One thing I love about Squamish British Columbia is how mild the climate is. There are so many great summer hikes that you can enjoy through the fall, like the Crooked Falls Hike, and even well into the winter months.
The Crooked Falls hike is about six kilometers roundtrip and takes approximately three hours. It takes about 30 minutes to drive from Squamish to the trailhead. There is no cell service in this area or on the hike so ensure you have the details saved on your phone or navigation system.
The trailhead to get to Crooked Falls Hike is tricky to find. Everything I’d read suggested to find Sigurd Trail at the end of Ashlu Road however there’s no signage and I only found it because of a few random vehicles parked on the road nearby. Look for a very rocky path that has a pretty steep incline and possibly water running down it – it doesn’t look like a hiking trail but it’s the one you want.
You’ll climb the rocky and steep trail for about ten minutes before it levels out to a less-steep gravel path. If you’re hiking in the fall, watch your footing as many of the stones are covered in leaves and slippery. Once you get to the T-intersection in the trail, you’ll see a sign to the left for Sigurd Trail. The trail itself is initially hard to see but once you pass the sign, the trail will be more obvious.
After just a couple minutes, look for a trail up a large rock on the left. This will offer one of the most scenic views of the entire hike.
The trail is beautiful and lush whether you’re doing the Crooked Falls Hike in the summer or fall. There’s an abundance of natural water features along the way which feels so appropriate for a waterfall hike in the Pacific Northwest.
You’ll spend about 30 minutes hiking through a more technical part of the trail which is why I rated this hike as an intermediate hike in Squamish rather than an easy hike. There was one woman being carried out by First Aid attendants because she’d twisted her knee so be mindful and take it slow through this part.

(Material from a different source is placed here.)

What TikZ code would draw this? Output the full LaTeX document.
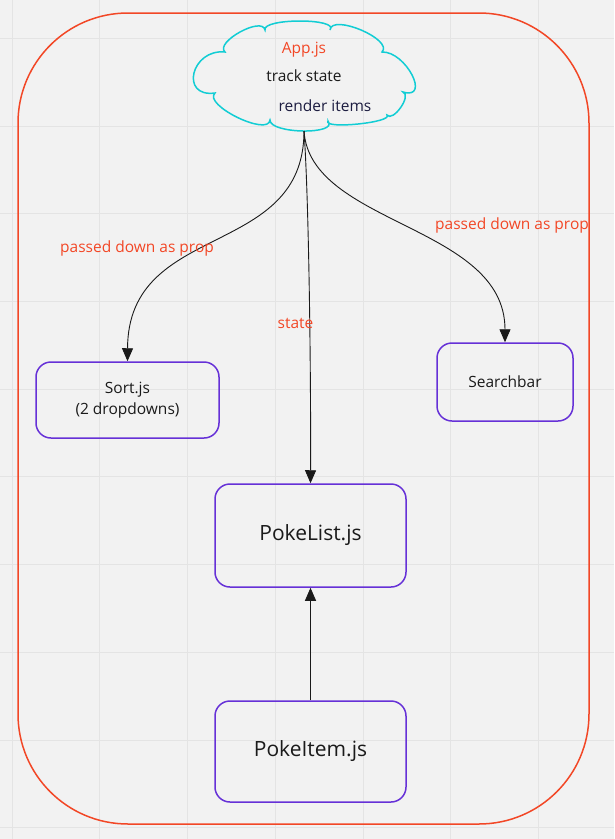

You’ll hear the waterfall before you see it. The power of it is truly astounding. It’s basically impossible to stay dry and it’s also quite chilly at that elevation so be sure to wear or bring extra layers as you’ll want to add them in order to spend a little extra time at the falls.
I was wearing running shoes which ended up being fine but several times on the trail I’d wished I’d worn my hiking boots instead. Not only would I have been more confident about dry feet but I would have felt safer hiking over all the loose stones without worrying about rolling my ankle.
If you’re looking for a challenging intermediate hike in Squamish, you need to add Crooked Falls Hike to your adventure bucket list.